What this task involves:
Under this line sits a listing. Repeat exactly and only its lines from the one holding "Rebuild this chart" through the one holding "import * as"; skip pictures.

===== Given information =====

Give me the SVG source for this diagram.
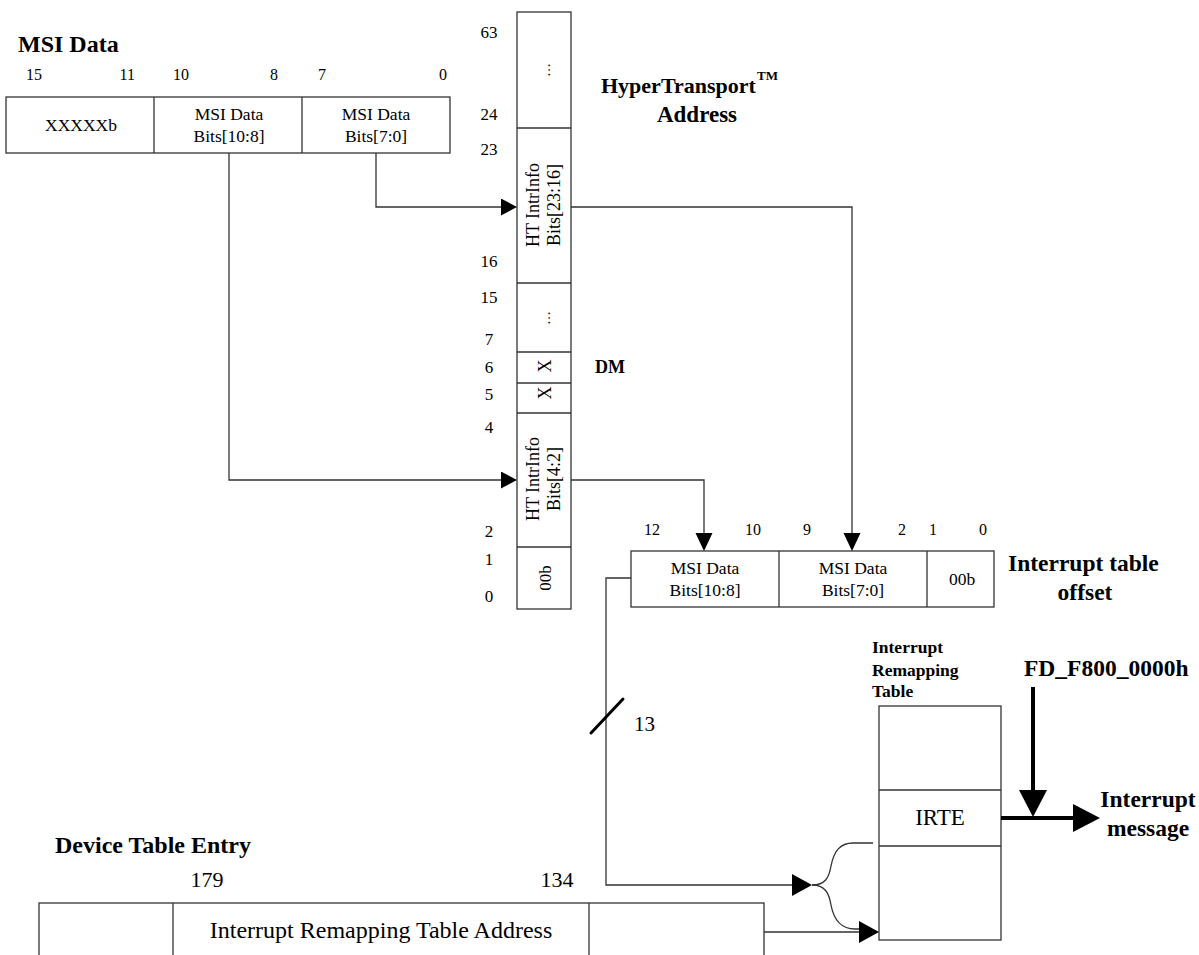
<svg xmlns="http://www.w3.org/2000/svg" width="1199" height="955" viewBox="0 0 1199 955">
<style>
text{font-family:"Liberation Serif","Times New Roman",serif;fill:#000}
.b{font-weight:bold}
.box{fill:#fff;stroke:#333;stroke-width:1.3}
.div{stroke:#333;stroke-width:1.3}
.ln{fill:none;stroke:#333;stroke-width:1.3}
.thick{fill:none;stroke:#000;stroke-width:4}
.m{text-anchor:middle}
.e{text-anchor:end}
.bit{font-size:16px}
.hb{font-size:17px;text-anchor:middle}
.cell{font-size:17.5px;text-anchor:middle}
.ttl{font-size:24px;font-weight:bold}
</style>
<defs>
<marker id="a1" markerUnits="userSpaceOnUse" markerWidth="17" markerHeight="18" refX="0" refY="8.5" orient="auto"><path d="M0,0 L16,8.5 L0,17 z" fill="#000"/></marker>
<marker id="a1v" markerUnits="userSpaceOnUse" markerWidth="19" markerHeight="18" refX="0" refY="8.5" orient="auto"><path d="M0,0 L18,8.5 L0,17 z" fill="#000"/></marker>
<marker id="a2" markerUnits="userSpaceOnUse" markerWidth="21" markerHeight="22" refX="0" refY="11" orient="auto"><path d="M0,0 L20,11 L0,22 z" fill="#000"/></marker>
<marker id="a3" markerUnits="userSpaceOnUse" markerWidth="28" markerHeight="28" refX="0" refY="14" orient="auto"><path d="M0,0 L27,14 L0,28 z" fill="#000"/></marker>
</defs>

<g id="msi-data">
<text x="18" y="52" class="ttl">MSI Data</text>
<text x="34" y="80" class="bit m">15</text>
<text x="135" y="80" class="bit e">11</text>
<text x="173" y="80" class="bit">10</text>
<text x="278" y="80" class="bit e">8</text>
<text x="318" y="80" class="bit">7</text>
<text x="447" y="80" class="bit e">0</text>
<rect x="6" y="97" width="444" height="56" class="box"/>
<line x1="154" y1="97" x2="154" y2="153" class="div"/>
<line x1="302" y1="97" x2="302" y2="153" class="div"/>
<text x="81" y="131" class="cell">XXXXXb</text>
<text x="229" y="120" class="cell">MSI Data</text>
<text x="229" y="142" class="cell">Bits[10:8]</text>
<text x="376" y="120" class="cell">MSI Data</text>
<text x="376" y="142" class="cell">Bits[7:0]</text>
</g>

<g id="ht-address">
<text x="601" y="93" class="b" style="font-size:22px">HyperTransport</text>
<text x="757" y="80" class="b" style="font-size:13px">TM</text>
<text x="697" y="122" class="b m" style="font-size:23px">Address</text>
<rect x="517" y="12" width="54" height="597" class="box"/>
<line x1="517" y1="128" x2="571" y2="128" class="div"/>
<line x1="517" y1="283" x2="571" y2="283" class="div"/>
<line x1="517" y1="352" x2="571" y2="352" class="div"/>
<line x1="517" y1="383" x2="571" y2="383" class="div"/>
<line x1="517" y1="413" x2="571" y2="413" class="div"/>
<line x1="517" y1="547" x2="571" y2="547" class="div"/>
<text class="hb" x="489" y="38">63</text>
<text class="hb" x="489" y="120">24</text>
<text class="hb" x="489" y="155">23</text>
<text class="hb" x="489" y="267">16</text>
<text class="hb" x="489" y="303">15</text>
<text class="hb" x="489" y="345">7</text>
<text class="hb" x="489" y="373">6</text>
<text class="hb" x="489" y="400">5</text>
<text class="hb" x="489" y="433">4</text>
<text class="hb" x="489" y="537">2</text>
<text class="hb" x="489" y="565">1</text>
<text class="hb" x="489" y="602">0</text>
<text class="m" style="font-size:14px" transform="translate(550,70) rotate(-90)">…</text>
<text class="m" style="font-size:18px" transform="translate(539,205) rotate(-90)">HT IntrInfo</text>
<text class="m" style="font-size:18px" transform="translate(560,205) rotate(-90)">Bits[23:16]</text>
<text class="m" style="font-size:14px" transform="translate(550,318) rotate(-90)">…</text>
<text class="m" style="font-size:18px" transform="translate(551,366) rotate(-90)">X</text>
<text class="m" style="font-size:18px" transform="translate(551,393) rotate(-90)">X</text>
<text class="m" style="font-size:18px" transform="translate(539,479) rotate(-90)">HT IntrInfo</text>
<text class="m" style="font-size:18px" transform="translate(560,479) rotate(-90)">Bits[4:2]</text>
<text class="m" style="font-size:17px" transform="translate(551,578) rotate(-90)">00b</text>
<text x="595" y="373" class="b" style="font-size:18px">DM</text>
</g>

<g id="interrupt-table-offset">
<text x="652" y="535" class="bit m">12</text>
<text x="753" y="535" class="bit m">10</text>
<text x="807" y="535" class="bit m">9</text>
<text x="902" y="535" class="bit m">2</text>
<text x="933" y="535" class="bit m">1</text>
<text x="983" y="535" class="bit m">0</text>
<rect x="631" y="551" width="363" height="56" class="box"/>
<line x1="779" y1="551" x2="779" y2="607" class="div"/>
<line x1="927" y1="551" x2="927" y2="607" class="div"/>
<text x="705" y="574" class="cell">MSI Data</text>
<text x="705" y="596" class="cell">Bits[10:8]</text>
<text x="853" y="574" class="cell">MSI Data</text>
<text x="853" y="596" class="cell">Bits[7:0]</text>
<text x="962" y="585" class="cell">00b</text>
<text x="1008" y="571" class="b" style="font-size:23.5px">Interrupt table</text>
<text x="1085" y="600" class="b m" style="font-size:23.5px">offset</text>
</g>

<g id="interrupt-remapping-table">
<text x="872" y="653" class="b" style="font-size:17.5px">Interrupt</text>
<text x="872" y="676" class="b" style="font-size:17.5px">Remapping</text>
<text x="872" y="697" class="b" style="font-size:17.5px">Table</text>
<rect x="879" y="706" width="122" height="234" class="box"/>
<line x1="879" y1="790" x2="1001" y2="790" class="div"/>
<line x1="879" y1="846" x2="1001" y2="846" class="div"/>
<text x="940" y="825" class="m" style="font-size:23px">IRTE</text>
</g>

<g id="base-address">
<text x="1024" y="676" class="b" style="font-size:23.5px">FD_F800_0000h</text>
</g>

<g id="interrupt-message">
<text x="1148" y="807" class="b m" style="font-size:23.5px">Interrupt</text>
<text x="1148" y="836" class="b m" style="font-size:23.5px">message</text>
</g>

<g id="device-table-entry">
<text x="55" y="853" class="ttl">Device Table Entry</text>
<text x="207" y="887" class="m" style="font-size:22px">179</text>
<text x="557" y="887" class="m" style="font-size:22px">134</text>
<rect x="39" y="903" width="725" height="80" class="box"/>
<line x1="173" y1="903" x2="173" y2="983" class="div"/>
<line x1="589" y1="903" x2="589" y2="983" class="div"/>
<text x="381" y="938" class="m" style="font-size:24px">Interrupt Remapping Table Address</text>
</g>

<g id="connectors">
<path d="M229,153 V480 H501" class="ln" marker-end="url(#a1)"/>
<path d="M376,153 V207 H501" class="ln" marker-end="url(#a1)"/>
<path d="M571,207 H852 V533" class="ln" marker-end="url(#a1v)"/>
<path d="M571,480 H704 V533" class="ln" marker-end="url(#a1v)"/>
<path d="M631,578 H606 V885 H792" class="ln" marker-end="url(#a2)"/>
<path d="M812,885 C825,885 829,878 831,866 C834,851 840,843 853,843 H873" class="ln"/>
<path d="M812,885 C825,885 829,893 831,905 C834,921 842,929 855,929 H860" class="ln"/>
<path d="M764,932 H859" class="ln" marker-end="url(#a2)"/>
<line x1="591" y1="733" x2="623" y2="699" stroke="#000" stroke-width="3" stroke-linecap="round"/>
<text x="634" y="731" style="font-size:21px">13</text>
<path d="M1033,687 V790" class="thick" marker-end="url(#a3)"/>
<path d="M1001,818 H1073" class="thick" marker-end="url(#a3)"/>
</g>
</svg>
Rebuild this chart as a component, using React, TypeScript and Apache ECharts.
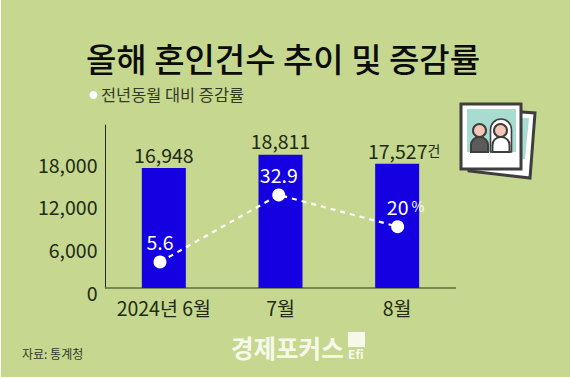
import React, { useEffect, useRef } from "react";
import * as echarts from "echarts";

const categories = ["2024년 6월", "7월", "8월"];
const counts = [16948, 18811, 17527];
const rates = [5.6, 32.9, 20];
const ratePositions = [0.467, 1.485, 2.504];
const yTicks = [0, 6000, 12000, 18000];
const titleText = "올해 혼인건수 추이 및 증감률";
const legendText = "전년동월 대비 증감률";
const sourceText = "자료: 통계청";
const logoText = "경제포커스";

const FONT = '"Noto Sans CJK KR", "Noto Sans", sans-serif';
const NUM_SIZE = 19.5;
const BG = "#c6d88f";
const INK = "#222a14";
const DARK = "#3e3e3e";

export default function App() {
  const ref = useRef<HTMLDivElement>(null);
  useEffect(() => {
    document.body.style.margin = "0";
    document.body.style.background = "#ffffff";
    const chart = echarts.init(ref.current!, null, { renderer: "svg" });
    chart.setOption({
      animation: false,
      backgroundColor: "#ffffff",
      textStyle: { fontFamily: FONT },
      grid: { left: 105.5, width: 350, top: 125, height: 163 },
      xAxis: [
        {
          type: "category",
          data: categories,
          axisTick: { show: false },
          axisLine: { lineStyle: { color: "#5f7040", width: 1.5 } },
          axisLabel: { color: INK, fontSize: NUM_SIZE, fontFamily: FONT, margin: 10, interval: 0 },
        },
        { type: "value", min: 0, max: 3, show: false },
      ],
      yAxis: [
        {
          type: "value",
          min: 0,
          max: 23000,
          interval: 6000,
          splitLine: { show: false },
          axisTick: { show: false },
          axisLine: { show: true, lineStyle: { color: "#20260f", width: 1 } },
          axisLabel: {
            color: INK,
            fontSize: NUM_SIZE,
            fontFamily: FONT,
            margin: 8,
            lineHeight: 8,
            verticalAlign: "top",
            customValues: yTicks,
            formatter: (v: number) => v.toLocaleString("en-US"),
          },
        },
        { type: "value", min: -5, max: 61.4, show: false },
      ],
      series: [
        {
          type: "bar",
          barWidth: 44,
          itemStyle: { color: "#1400e0" },
          data: counts.map((v, i) => ({
            value: v,
            label: i === 2 ? { offset: [7, 0] } : {},
          })),
          label: {
            show: true,
            position: "top",
            distance: 4,
            fontFamily: FONT,
            formatter: (p: any) =>
              p.dataIndex === 2
                ? `{n|${counts[p.dataIndex].toLocaleString("en-US")}}{u|건}`
                : `{n|${counts[p.dataIndex].toLocaleString("en-US")}}`,
            rich: {
              n: { fontSize: NUM_SIZE, color: INK, fontFamily: FONT },
              u: { fontSize: 14, color: INK, fontFamily: FONT },
            },
          },
        },
        {
          type: "line",
          xAxisIndex: 1,
          yAxisIndex: 1,
          z: 5,
          symbol: "circle",
          symbolSize: 13,
          itemStyle: { color: "#ffffff" },
          lineStyle: { color: "#ffffff", width: 2.2, type: [5, 5] },
          data: rates.map((v, i) => ({
            value: [ratePositions[i], v],
            label: i === 2 ? { offset: [8, 0] } : {},
          })),
          label: {
            show: true,
            position: "top",
            distance: 4,
            fontFamily: FONT,
            formatter: (p: any) =>
              p.dataIndex === 2 ? `{n|${rates[p.dataIndex]}}{u| %}` : `{n|${rates[p.dataIndex]}}`,
            rich: {
              n: { fontSize: NUM_SIZE, color: "#ffffff", fontFamily: FONT },
              u: { fontSize: 14, color: "#ffffff", fontFamily: FONT },
            },
          },
        },
      ],
      graphic: [
        { type: "rect", z: -10, silent: true, shape: { x: 1, y: 0, width: 569, height: 377 }, style: { fill: BG } },
        {
          type: "text",
          x: 283,
          y: 58,
          style: {
            text: titleText,
            fill: "#0c0c0c",
            font: `500 33px ${FONT}`,
            align: "center",
            verticalAlign: "middle",
          },
        },
        { type: "circle", shape: { cx: 93.5, cy: 95, r: 4 }, style: { fill: "#ffffff" } },
        {
          type: "text",
          x: 101,
          y: 94,
          style: { text: legendText, fill: "#333a25", font: `400 16.4px ${FONT}`, verticalAlign: "middle" },
        },
        {
          type: "text",
          x: 22,
          y: 353,
          style: { text: sourceText, fill: "#333a25", font: `400 12px ${FONT}`, verticalAlign: "middle" },
        },
        {
          type: "text",
          x: 231,
          y: 347,
          style: { text: logoText, fill: "#f6f8ea", font: `700 24.5px ${FONT}`, verticalAlign: "middle" },
        },
        { type: "rect", shape: { x: 348, y: 332, width: 17, height: 15 }, style: { fill: "#f6f8ea" } },
        {
          type: "text",
          x: 348,
          y: 353,
          style: { text: "Efi", fill: "#f6f8ea", font: `700 12px ${FONT}`, verticalAlign: "middle" },
        },
        // photo icon: back print
        {
          type: "polygon",
          shape: { points: [[470, 108], [535, 113], [530, 178], [469, 171]] },
          style: { fill: "#ffffff", stroke: DARK, lineWidth: 3 },
        },
        {
          type: "polygon",
          shape: { points: [[520, 118], [529, 118], [525, 159], [520, 159]] },
          style: { fill: "#a9dcd0" },
        },
        // photo icon: front print
        {
          type: "rect",
          shape: { x: 461, y: 104, width: 60, height: 65 },
          style: { fill: "#ffffff", stroke: DARK, lineWidth: 3 },
        },
        { type: "rect", shape: { x: 467, y: 109, width: 49, height: 43 }, style: { fill: "#a9dcd0" } },
        {
          type: "rect",
          shape: { x: 471, y: 137, width: 17, height: 15, r: [8, 8, 0, 0] },
          style: { fill: "#5b5b5b", stroke: DARK, lineWidth: 2 },
        },
        { type: "circle", shape: { cx: 479.5, cy: 130.5, r: 6.5 }, style: { fill: "#f4c6b6", stroke: DARK, lineWidth: 2 } },
        {
          type: "rect",
          shape: { x: 490.5, y: 119, width: 21, height: 33, r: [10.5, 10.5, 0, 0] },
          style: { fill: "#ffffff", stroke: DARK, lineWidth: 1.6 },
        },
        {
          type: "rect",
          shape: { x: 492.5, y: 137, width: 17, height: 15, r: [8, 8, 0, 0] },
          style: { fill: "#ffffff", stroke: DARK, lineWidth: 2 },
        },
        { type: "circle", shape: { cx: 500.5, cy: 130.5, r: 6.5 }, style: { fill: "#f4c6b6", stroke: DARK, lineWidth: 2 } },
      ],
    });
    return () => chart.dispose();
  }, []);
  return <div ref={ref} style={{ position: "absolute", left: 0, top: 0, width: 570, height: 379 }} />;
}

=====

Reply:
Rebuild this chart as a component, using React, TypeScript and Apache ECharts.
import React, { useEffect, useRef } from "react";
import * as echarts from "echarts";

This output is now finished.